Si tratta di un fenomeno positivo o negativo? Dal punto di vista della Contro-Rivoluzione, siamo di fronte a un fenomeno ovviamente positivo, almeno nelle sue radici e nei suoi indirizzi generali. Un fenomeno che può presagire cose ancor migliori, soprattutto se le anime si decideranno ad accogliere la grazia divina che, in ogni momento storico, irrora e favorisce ogni movimento verso il bene.
Se, invece, passiamo in rivista alcune delle realtà che lo stanno cavalcando, raccogliendone i frutti, il giudizio diventa più sfumato. A fianco a realtà di innegabile autenticità e vigore, vediamo altre che si definiscono “nazionaliste”, “identitarie” o “populiste”. Talune hanno evidenti tratti di ciò che Plinio Corrêa de Oliveira chiamava “false destre”.
E anche nella Chiesa, a fianco a realtà validissime e perfettamente consoni con la Tradizione, vediamo in alcuni fedeli una sorta di smarrimento spirituale e mentale che li porta ad abbracciare teorie strane e a seguire leader discutibili. Anche qui, in un certo senso, siamo di fronte a “false destre” ecclesiastiche.

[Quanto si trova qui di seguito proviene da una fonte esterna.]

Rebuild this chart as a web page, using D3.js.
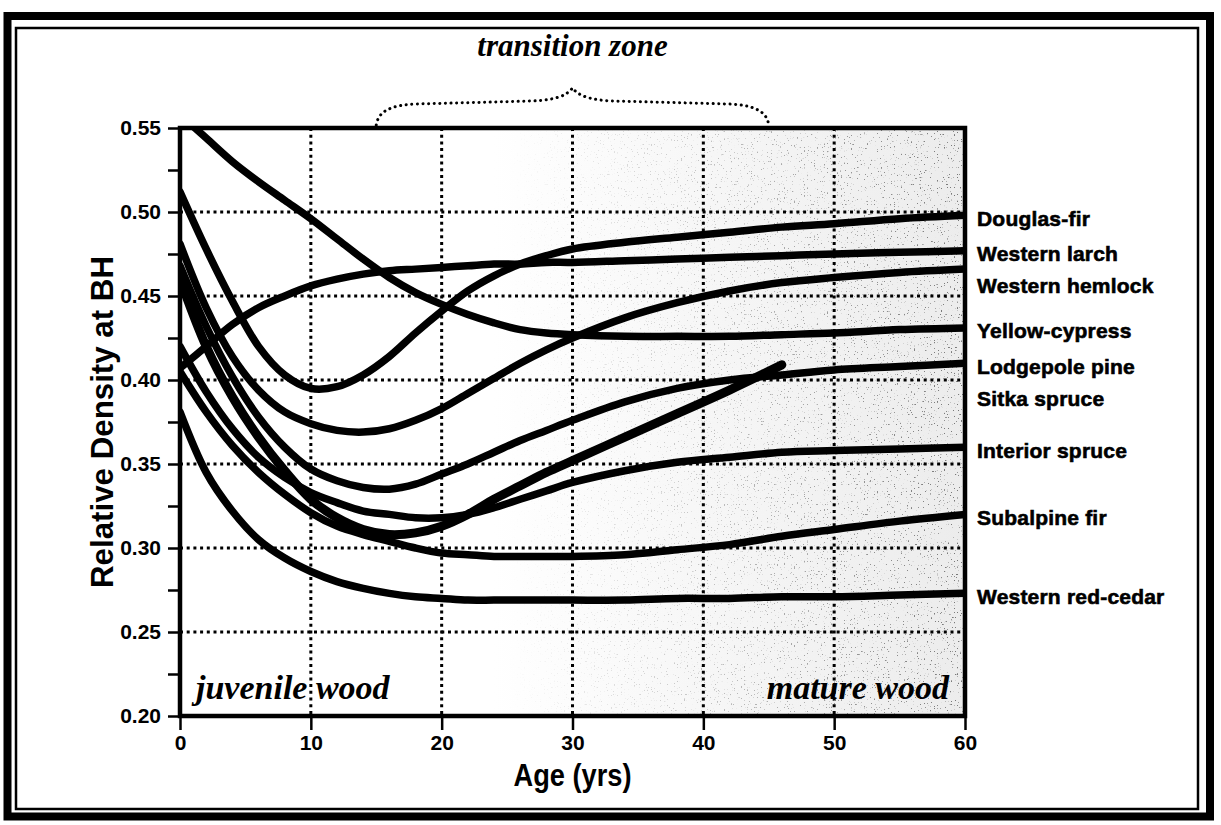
<!DOCTYPE html>
<html>
<head>
<meta charset="utf-8">
<script src="https://cdn.jsdelivr.net/npm/d3@7"></script>
<style>
  body { margin: 0; background: #fff; }
  svg { display: block; }
  .tick text { font-family: "Liberation Sans", Arial, sans-serif; font-weight: bold; font-size: 21px; fill: #000; }
</style>
</head>
<body>
<div id="chart"></div>
<script>
// ages (yrs) at which the curves were read
const ages = [0, 2, 4, 6, 8, 10, 12, 14, 16, 18, 20, 22, 24, 26, 28, 30, 34, 38, 42, 46, 50, 55, 60];

const douglasFir = [0.512, 0.478, 0.447, 0.420, 0.403, 0.395, 0.396, 0.403, 0.414, 0.428, 0.441, 0.453, 0.462, 0.469, 0.474, 0.478, 0.482, 0.485, 0.488, 0.491, 0.493, 0.496, 0.498];
const westernLarch = [0.407, 0.420, 0.433, 0.443, 0.450, 0.456, 0.460, 0.463, 0.465, 0.466, 0.467, 0.468, 0.469, 0.469, 0.470, 0.470, 0.471, 0.472, 0.473, 0.474, 0.475, 0.476, 0.477];
const westernHemlock = [0.481, 0.443, 0.414, 0.394, 0.381, 0.374, 0.370, 0.369, 0.371, 0.376, 0.383, 0.392, 0.401, 0.410, 0.418, 0.425, 0.437, 0.446, 0.453, 0.458, 0.461, 0.464, 0.466];
const yellowCypress = [0.558, 0.544, 0.530, 0.518, 0.507, 0.496, 0.484, 0.472, 0.461, 0.452, 0.445, 0.439, 0.434, 0.430, 0.428, 0.427, 0.426, 0.426, 0.426, 0.427, 0.428, 0.430, 0.431];
const lodgepolePine = [0.468, 0.432, 0.402, 0.378, 0.360, 0.347, 0.340, 0.336, 0.335, 0.338, 0.344, 0.350, 0.357, 0.364, 0.370, 0.376, 0.387, 0.395, 0.400, 0.403, 0.406, 0.408, 0.410];
const sitkaSpruce = [0.460, 0.420, 0.390, 0.366, 0.346, 0.329, 0.318, 0.311, 0.308, 0.309, 0.313, 0.320, 0.329, 0.337, 0.345, 0.352, 0.366, 0.380, 0.394, 0.409, null, null, null];
const interiorSpruce = [0.420, 0.393, 0.371, 0.354, 0.342, 0.333, 0.327, 0.322, 0.320, 0.318, 0.318, 0.320, 0.324, 0.329, 0.334, 0.339, 0.346, 0.351, 0.354, 0.357, 0.358, 0.359, 0.360];
const subalpineFir = [0.405, 0.381, 0.361, 0.345, 0.332, 0.321, 0.313, 0.308, 0.304, 0.300, 0.297, 0.296, 0.295, 0.295, 0.295, 0.295, 0.296, 0.299, 0.302, 0.307, 0.311, 0.316, 0.320];
const westernRedCedar = [0.381, 0.345, 0.322, 0.305, 0.294, 0.286, 0.280, 0.276, 0.273, 0.271, 0.270, 0.269, 0.269, 0.269, 0.269, 0.269, 0.269, 0.270, 0.270, 0.271, 0.271, 0.272, 0.273];

const speciesNames = ["Douglas-fir", "Western larch", "Western hemlock", "Yellow-cypress", "Lodgepole pine", "Sitka spruce", "Interior spruce", "Subalpine fir", "Western red-cedar"];
const speciesValues = [douglasFir, westernLarch, westernHemlock, yellowCypress, lodgepolePine, sitkaSpruce, interiorSpruce, subalpineFir, westernRedCedar];

const xTicks = [0, 10, 20, 30, 40, 50, 60];
const yTicks = [0.20, 0.225, 0.25, 0.275, 0.30, 0.325, 0.35, 0.375, 0.40, 0.425, 0.45, 0.475, 0.50, 0.525, 0.55];
const yGrid = [0.25, 0.30, 0.35, 0.40, 0.45, 0.50];
const xGrid = [10, 20, 30, 40, 50];

const width = 1221, height = 825;
const plot = { left: 180, right: 965, top: 128, bottom: 716 };

const svg = d3.select("#chart").append("svg")
  .attr("width", width)
  .attr("height", height);

const x = d3.scaleLinear().domain([0, 60]).range([plot.left, plot.right]);
const y = d3.scaleLinear().domain([0.20, 0.55]).range([plot.bottom, plot.top]);

const defs = svg.append("defs");

defs.append("clipPath").attr("id", "plotclip")
  .append("rect")
  .attr("x", plot.left).attr("y", plot.top)
  .attr("width", plot.right - plot.left).attr("height", plot.bottom - plot.top);

// mature wood shading, grows darker to the right
let grad = defs.append("linearGradient")
  .attr("id", "shade")
  .attr("gradientUnits", "userSpaceOnUse")
  .attr("x1", x(24)).attr("x2", x(60)).attr("y1", 0).attr("y2", 0);
grad.append("stop").attr("offset", 0).attr("stop-color", "#fff");
grad.append("stop").attr("offset", 1).attr("stop-color", "#ececec");

let maskGrad = defs.append("linearGradient")
  .attr("id", "maskgrad")
  .attr("gradientUnits", "userSpaceOnUse")
  .attr("x1", x(25)).attr("x2", x(60)).attr("y1", 0).attr("y2", 0);
maskGrad.append("stop").attr("offset", 0).attr("stop-color", "#000");
maskGrad.append("stop").attr("offset", 1).attr("stop-color", "#fff");

defs.append("mask").attr("id", "specklemask")
  .append("rect")
  .attr("x", plot.left).attr("y", plot.top)
  .attr("width", plot.right - plot.left).attr("height", plot.bottom - plot.top)
  .attr("fill", "url(#maskgrad)");

let filter = defs.append("filter").attr("id", "speckle")
  .attr("x", 0).attr("y", 0).attr("width", 1).attr("height", 1);
filter.append("feTurbulence")
  .attr("type", "fractalNoise")
  .attr("baseFrequency", 0.7)
  .attr("numOctaves", 1)
  .attr("seed", 7);
filter.append("feColorMatrix")
  .attr("type", "matrix")
  .attr("values", "0 0 0 0 0  0 0 0 0 0  0 0 0 0 0  16 0 0 0 -10.5");

// outer double frame
svg.append("rect")
  .attr("x", 7.5).attr("y", 16)
  .attr("width", 1202.5).attr("height", 800.5)
  .attr("fill", "none").attr("stroke", "#000").attr("stroke-width", 8);
svg.append("rect")
  .attr("x", 16).attr("y", 28)
  .attr("width", 1182).attr("height", 781)
  .attr("fill", "none").attr("stroke", "#000").attr("stroke-width", 2.5);

// shading
svg.append("rect")
  .attr("x", plot.left).attr("y", plot.top)
  .attr("width", plot.right - plot.left).attr("height", plot.bottom - plot.top)
  .attr("fill", "url(#shade)");
svg.append("rect")
  .attr("x", plot.left).attr("y", plot.top)
  .attr("width", plot.right - plot.left).attr("height", plot.bottom - plot.top)
  .attr("filter", "url(#speckle)")
  .attr("mask", "url(#specklemask)")
  .attr("opacity", 0.5);

// dotted grid
let grid = svg.append("g")
  .attr("stroke", "#000")
  .attr("stroke-width", 3)
  .attr("stroke-dasharray", "3,3.7");
grid.selectAll(".gy")
  .data(yGrid)
  .join("line")
  .attr("x1", plot.left).attr("x2", plot.right)
  .attr("y1", d => y(d)).attr("y2", d => y(d));
grid.selectAll(".gx")
  .data(xGrid)
  .join("line")
  .attr("x1", d => x(d)).attr("x2", d => x(d))
  .attr("y1", plot.top).attr("y2", plot.bottom);

// species curves
let line = d3.line()
  .defined(d => d[1] != null)
  .x(d => x(d[0]))
  .y(d => y(d[1]))
  .curve(d3.curveCatmullRom.alpha(0.5));

let series = speciesNames.map((name, i) => ({
  name: name,
  points: ages.map((a, j) => [a, speciesValues[i][j]])
}));

svg.append("g")
  .attr("clip-path", "url(#plotclip)")
  .selectAll("path")
  .data(series)
  .join("path")
  .attr("d", d => line(d.points))
  .attr("fill", "none")
  .attr("stroke", "#000")
  .attr("stroke-width", d => d.name == "Sitka spruce" ? 9 : 7.5)
  .attr("stroke-linecap", "round")
  .attr("stroke-linejoin", "round");

// axes
let yAxis = svg.append("g")
  .attr("transform", `translate(${plot.left},0)`)
  .call(d3.axisLeft(y)
    .tickValues(yTicks)
    .tickSize(12)
    .tickPadding(7)
    .tickFormat(d => Math.round(d * 1000) % 50 == 0 ? d3.format(".2f")(d) : ""));
yAxis.select(".domain").remove();
yAxis.selectAll(".tick line").attr("stroke-width", 2.5);

let xAxis = svg.append("g")
  .attr("transform", `translate(0,${plot.bottom})`)
  .call(d3.axisBottom(x)
    .tickValues(xTicks)
    .tickSize(14)
    .tickPadding(5)
    .tickFormat(d3.format("d")));
xAxis.select(".domain").remove();
xAxis.selectAll(".tick line").attr("stroke-width", 2.5);

// plot frame
svg.append("rect")
  .attr("x", plot.left).attr("y", plot.top)
  .attr("width", plot.right - plot.left).attr("height", plot.bottom - plot.top)
  .attr("fill", "none").attr("stroke", "#000").attr("stroke-width", 4.5);

// species labels at the right end of the curves, spread so they don't collide
let labels = series.map(s => {
  let last = s.points.filter(p => p[1] != null).pop();
  return { name: s.name, y: y(last[1]) };
});
labels.sort((a, b) => a.y - b.y);
for (let k = 1; k < labels.length; k++) {
  if (labels[k].y - labels[k - 1].y < 32) labels[k].y = labels[k - 1].y + 32;
}
svg.append("g")
  .selectAll("text")
  .data(labels)
  .join("text")
  .attr("x", 977)
  .attr("y", d => d.y + 3)
  .attr("dy", "0.36em")
  .attr("font-family", "'Liberation Sans', Arial, sans-serif")
  .attr("font-weight", "bold")
  .attr("font-size", 21)
  .attr("stroke", "#000")
  .attr("stroke-width", 0.6)
  .attr("letter-spacing", 0.2)
  .text(d => d.name);

// transition zone brace
let L = x(15), R = x(45), C = x(30), t = plot.top - 3;
let brace = d3.path();
brace.moveTo(L, t);
brace.bezierCurveTo(L + 2, t - 14, L + 15, t - 20, L + 40, t - 21);
brace.lineTo(C - 40, t - 24);
brace.bezierCurveTo(C - 18, t - 25, C - 6, t - 29, C, t - 37);
brace.bezierCurveTo(C + 6, t - 29, C + 18, t - 25, C + 40, t - 24);
brace.lineTo(R - 40, t - 21);
brace.bezierCurveTo(R - 15, t - 20, R - 2, t - 14, R, t);
svg.append("path")
  .attr("d", brace.toString())
  .attr("fill", "none")
  .attr("stroke", "#000")
  .attr("stroke-width", 3)
  .attr("stroke-linecap", "round")
  .attr("stroke-dasharray", "0.1,5.5");

svg.append("text")
  .attr("x", C).attr("y", 56)
  .attr("text-anchor", "middle")
  .attr("font-family", "'Liberation Serif', 'Times New Roman', serif")
  .attr("font-style", "italic")
  .attr("font-weight", "bold")
  .attr("font-size", 31)
  .text("transition zone");

// wood zone labels
svg.append("text")
  .attr("x", x(0) + 16).attr("y", plot.bottom - 17)
  .attr("font-family", "'Liberation Serif', 'Times New Roman', serif")
  .attr("font-style", "italic")
  .attr("font-weight", "bold")
  .attr("font-size", 34)
  .text("juvenile wood");

svg.append("text")
  .attr("x", x(60) - 16).attr("y", plot.bottom - 17)
  .attr("text-anchor", "end")
  .attr("font-family", "'Liberation Serif', 'Times New Roman', serif")
  .attr("font-style", "italic")
  .attr("font-weight", "bold")
  .attr("font-size", 34)
  .text("mature wood");

// axis titles
svg.append("text")
  .attr("transform", `translate(113,${(plot.top + plot.bottom) / 2}) rotate(-90)`)
  .attr("text-anchor", "middle")
  .attr("font-family", "'Liberation Sans', Arial, sans-serif")
  .attr("font-weight", "bold")
  .attr("font-size", 31)
  .attr("textLength", 332)
  .attr("lengthAdjust", "spacingAndGlyphs")
  .text("Relative Density at BH");

svg.append("text")
  .attr("x", x(30)).attr("y", 786)
  .attr("text-anchor", "middle")
  .attr("font-family", "'Liberation Sans', Arial, sans-serif")
  .attr("font-weight", "bold")
  .attr("font-size", 32)
  .attr("textLength", 118)
  .attr("lengthAdjust", "spacingAndGlyphs")
  .text("Age (yrs)");
</script>
</body>
</html>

Dov’è la Chiesa? Dove sono i pastori che, leggendo correttamente i “segni dei tempi”, tentano di intercettare questo massiccio spostamento nell’opinione pubblica occidentale, strappandolo dalle mani di eventuali false destre per condurlo invece sulle vie di Nostro Signore Gesù Cristo? È triste dirlo ma, con pochissime e onorevoli eccezioni, non solo non scendono in campo per intercettare il fenomeno ma, dove possono, lo ostacolano, lo bersagliano, cercano ad ogni costo di bloccarlo.
Certo, questo fenomeno manda in frantumi parecchi aspetti di ciò che si è convenuto chiamare lo “spirito del Concilio”. Ma l’essenza del Concilio non era precisamente mettersi in ascolto della coscienza della gente per stabilire un nuovo rapporto col mondo? All’epoca del Concilio, il mondo stava toccando lo zenit del vecchio paradigma. Oggi sta sorgendo un nuovo paradigma, assai diverso. Sapranno gli eredi del Concilio cogliere questo nuovo spirito? È una delle incognite dell’ora attuale.
Anche dall’altra parte, però, vi sono dei rischi.
Come descritto da Plinio Corrêa de Oliveira, la rapida alternanza dei cicli è tipica dell’uomo squilibrato. Dal nazismo si è passato all’hollywoodismo. Nelle attuali circostanze c’è il rischio che, entusiasmati con le prospettive apertesi dallo spostamento dell’opinione pubblica a destra, alcuni perdano di vista lo scopo ultimo di ogni sana reazione: portare le anime alla conversione e verso l’integrale restaurazione della Chiesa stessa e della Civiltà cristiana.
[1] Si veda, per esempio, Plinio Corrêa de Oliveira, “Un nuovo ciclo eroico?”, Tradizione Famiglia Proprietà, marzo 2018. Oppure, Julio Loredo, "Dall’eroismo melodrammatico al moderatismo hollywoodiano", Idem.